Good luck trying to find anything comparable about licensed insurers from the DFS! The DFS website would seem to be a logical independent resource for a member of the public to research the viability of particular carriers. Even with all its bells and whistles, however, the DFS website is far from helpful as a public resource. Although there is a “Consumer” menu, there is no site for financial information. There is a tab for “Insurance Products” that has a link to a page headed “Insurance Company Ratings and Stability.” This page in turn refers you to the four principal rating firms (A.M. Best, Fitch, Moody’s and S&P) who charge for most of their services. Also, under the “Insurance Industry” menu there is an “Insurance Company Search” tab that provides for a search of licensed companies by name. Unfortunately, that link only provides information about the lines of business the insurer is licensed to write in NY, complete with a disclaimer that the material might not be current. These are but a couple of examples of the “unfriendly” DFS website.
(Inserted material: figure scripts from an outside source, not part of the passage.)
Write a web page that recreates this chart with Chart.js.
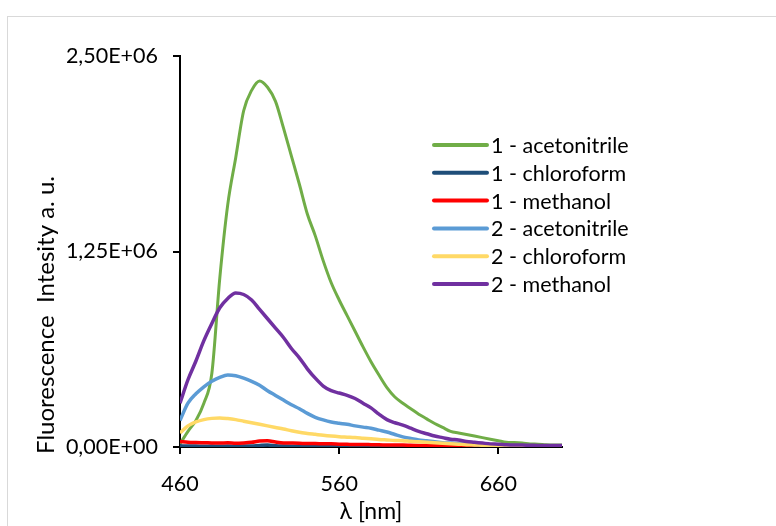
<!DOCTYPE html>
<html>
<head>
<meta charset="utf-8">
<script src="https://cdn.jsdelivr.net/npm/chart.js@4.4.1/dist/chart.umd.min.js"></script>
<style>
  html, body { margin: 0; padding: 0; background: #fff; }
  #wrap { position: relative; width: 776px; height: 526px; overflow: hidden; }
  #frame { position: absolute; left: 7px; top: 16px; width: 900px; height: 700px; border: 1px solid #d9d9d9; }
  #c { position: absolute; left: 0; top: 0; }
</style>
</head>
<body>
<div id="wrap">
  <div id="frame"></div>
  <canvas id="c" width="776" height="526"></canvas>
</div>
<script>
// Emission wavelengths, nm
const wavelengths = [460, 465, 470, 475, 480, 485, 490, 495, 500, 505, 510, 515, 520, 525, 530, 535, 540, 545, 550, 555,
  560, 565, 570, 575, 580, 585, 590, 595, 600, 605, 610, 615, 620, 625, 630, 635, 640, 645, 650, 655,
  660, 665, 670, 675, 680, 685, 690, 695, 700];

// Fluorescence intensity, in units of 10^6 a.u.
const acetonitrile1 = [0.02, 0.10, 0.17, 0.28, 0.47, 1.08, 1.55, 1.85, 2.15, 2.28, 2.34, 2.30, 2.21, 2.04, 1.86, 1.68, 1.49, 1.35, 1.19, 1.05,
  0.94, 0.84, 0.74, 0.64, 0.545, 0.46, 0.38, 0.32, 0.28, 0.245, 0.21, 0.18, 0.15, 0.125, 0.10, 0.09, 0.08, 0.07, 0.06, 0.05,
  0.04, 0.03, 0.028, 0.025, 0.02, 0.018, 0.015, 0.013, 0.012];
const chloroform1 = [0.008, 0.006, 0.006, 0.005, 0.006, 0.005, 0.006, 0.005, 0.006, 0.007, 0.010, 0.012, 0.008, 0.006, 0.005, 0.005, 0.005, 0.004, 0.004, 0.004,
  0.004, 0.004, 0.003, 0.003, 0.003, 0.003, 0.003, 0.003, 0.002, 0.002, 0.002, 0.002, 0.002, 0.002, 0.002, 0.002, 0.002, null, null, null,
  null, null, null, null, null, null, null, null, null];
const methanol1 = [0.035, 0.030, 0.028, 0.027, 0.026, 0.025, 0.027, 0.024, 0.026, 0.030, 0.038, 0.040, 0.032, 0.026, 0.025, 0.024, 0.022, 0.022, 0.020, 0.020,
  0.018, 0.017, 0.016, 0.016, 0.015, 0.014, 0.013, 0.012, 0.012, 0.011, 0.010, 0.009, 0.008, 0.008, 0.007, 0.006, 0.006, 0.005, 0.004, 0.004,
  null, null, null, null, null, null, null, null, null];
const acetonitrile2 = [0.17, 0.28, 0.34, 0.385, 0.42, 0.445, 0.46, 0.455, 0.44, 0.42, 0.395, 0.36, 0.33, 0.30, 0.27, 0.245, 0.215, 0.19, 0.173, 0.16,
  0.152, 0.145, 0.135, 0.127, 0.12, 0.108, 0.096, 0.08, 0.065, 0.055, 0.045, 0.04, 0.033, 0.028, 0.025, 0.022, 0.019, 0.016, 0.014, 0.012,
  0.010, 0.009, 0.008, 0.007, 0.007, 0.006, 0.006, 0.005, 0.005];
const chloroform2 = [0.09, 0.135, 0.16, 0.175, 0.183, 0.186, 0.182, 0.175, 0.165, 0.155, 0.145, 0.135, 0.125, 0.115, 0.104, 0.094, 0.087, 0.081, 0.075, 0.07,
  0.066, 0.063, 0.06, 0.056, 0.052, 0.048, 0.045, 0.042, 0.04, 0.036, 0.033, 0.03, 0.027, 0.024, 0.021, 0.018, 0.015, 0.013, 0.011, 0.009,
  0.008, 0.007, 0.006, 0.005, 0.005, 0.004, 0.004, 0.003, 0.003];
const methanol2 = [0.28, 0.43, 0.55, 0.68, 0.79, 0.89, 0.95, 0.985, 0.975, 0.94, 0.88, 0.82, 0.76, 0.70, 0.63, 0.57, 0.50, 0.44, 0.39, 0.36,
  0.345, 0.33, 0.31, 0.28, 0.25, 0.21, 0.175, 0.155, 0.14, 0.12, 0.10, 0.085, 0.07, 0.06, 0.05, 0.045, 0.035, 0.03, 0.025, 0.02,
  0.018, 0.015, 0.013, 0.012, 0.011, 0.010, 0.010, 0.010, 0.010];

const seriesNames = ['1 - acetonitrile', '1 - chloroform', '1 - methanol', '2 - acetonitrile', '2 - chloroform', '2 - methanol'];
const seriesValues = [acetonitrile1, chloroform1, methanol1, acetonitrile2, chloroform2, methanol2];
const seriesColors = ['#70AD47', '#1F4E79', '#FF0000', '#5B9BD5', '#FFD966', '#7030A0'];
const seriesWidths = [3, 3.5, 3.5, 3.5, 3.5, 3.5];

const xTickValues = [460, 560, 660];
const yTickValues = [0, 1.25, 2.5];

const FONT = 'Lato, "Open Sans", sans-serif';

function sciLabel(v) {
  if (v === 0) return '0,00E+00';
  return v.toFixed(2).replace('.', ',') + 'E+06';
}

// Legend drawn inside the plot area, plus the offset vertical axis title
const overlay = {
  id: 'overlay',
  afterDraw(chart) {
    const ctx = chart.ctx;
    ctx.save();
    ctx.font = '21.5px ' + FONT;
    ctx.textBaseline = 'middle';
    ctx.textAlign = 'left';
    chart.data.datasets.forEach((ds, i) => {
      const y = 145 + i * 27.8;
      ctx.strokeStyle = ds.borderColor;
      ctx.lineWidth = 4;
      ctx.lineCap = 'round';
      ctx.beginPath();
      ctx.moveTo(434, y);
      ctx.lineTo(487, y);
      ctx.stroke();
      ctx.fillStyle = '#000';
      ctx.fillText(ds.label, 491, y + 1);
    });
    ctx.translate(46, 315);
    ctx.rotate(-Math.PI / 2);
    ctx.textAlign = 'center';
    ctx.font = '24px ' + FONT;
    ctx.fillText('Fluorescence  Intesity a. u.', 0, 0);
    ctx.restore();
  }
};

const axisGrid = { drawOnChartArea: false, drawTicks: true, tickLength: 7, color: '#000', lineWidth: 2 };
const axisBorder = { display: true, color: '#000', width: 2 };

new Chart(document.getElementById('c'), {
  type: 'line',
  data: {
    datasets: seriesNames.map((name, i) => ({
      label: name,
      data: wavelengths.map((w, j) => ({ x: w, y: seriesValues[i][j] })),
      borderColor: seriesColors[i],
      backgroundColor: seriesColors[i],
      borderWidth: seriesWidths[i],
      pointRadius: 0,
      cubicInterpolationMode: 'monotone',
      order: seriesNames.length - i
    }))
  },
  options: {
    responsive: false,
    animation: false,
    layout: { padding: { left: 0, right: 214, top: 56, bottom: 0 } },
    plugins: { legend: { display: false }, tooltip: { enabled: false } },
    scales: {
      x: {
        type: 'linear', min: 460, max: 700,
        afterBuildTicks: a => { a.ticks = xTickValues.map(v => ({ value: v })); },
        grid: axisGrid, border: axisBorder,
        ticks: { font: { family: FONT, size: 21.5 }, color: '#000', padding: 17, maxRotation: 0, autoSkip: false },
        title: { display: true, text: 'λ [nm]', font: { family: FONT, size: 23 }, color: '#000', padding: { top: 0, bottom: 1 } },
        afterFit: s => { s.height = 79; }
      },
      y: {
        min: 0, max: 2.5,
        afterBuildTicks: a => { a.ticks = yTickValues.map(v => ({ value: v })); },
        grid: axisGrid, border: axisBorder,
        ticks: { font: { family: FONT, size: 21.5 }, color: '#000', padding: 15, callback: sciLabel },
        afterFit: s => { s.width = 180; }
      }
    }
  },
  plugins: [overlay]
});
</script>
</body>
</html>
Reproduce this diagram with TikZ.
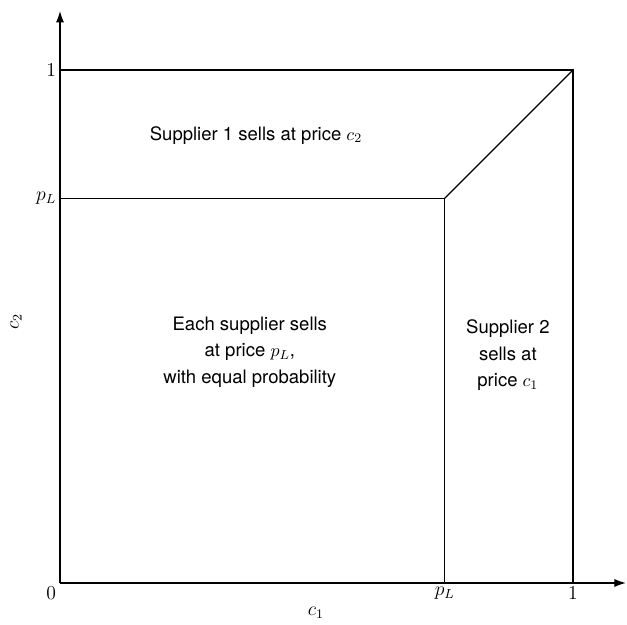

Regulators, because of their broad access to information, are in the best position to compile, assess and disseminate information about the state of the industry and its individual players. This information is invaluable to the understanding and promotion of the business – an essential function of the regulators that is often forgotten. State insurance regulators need to take their obligation to provide current, accurate and timely information about the industry and its participants as seriously as they take their enforcement role. In other words, they need to become far more “user friendly” for the benefit of the industry and the public.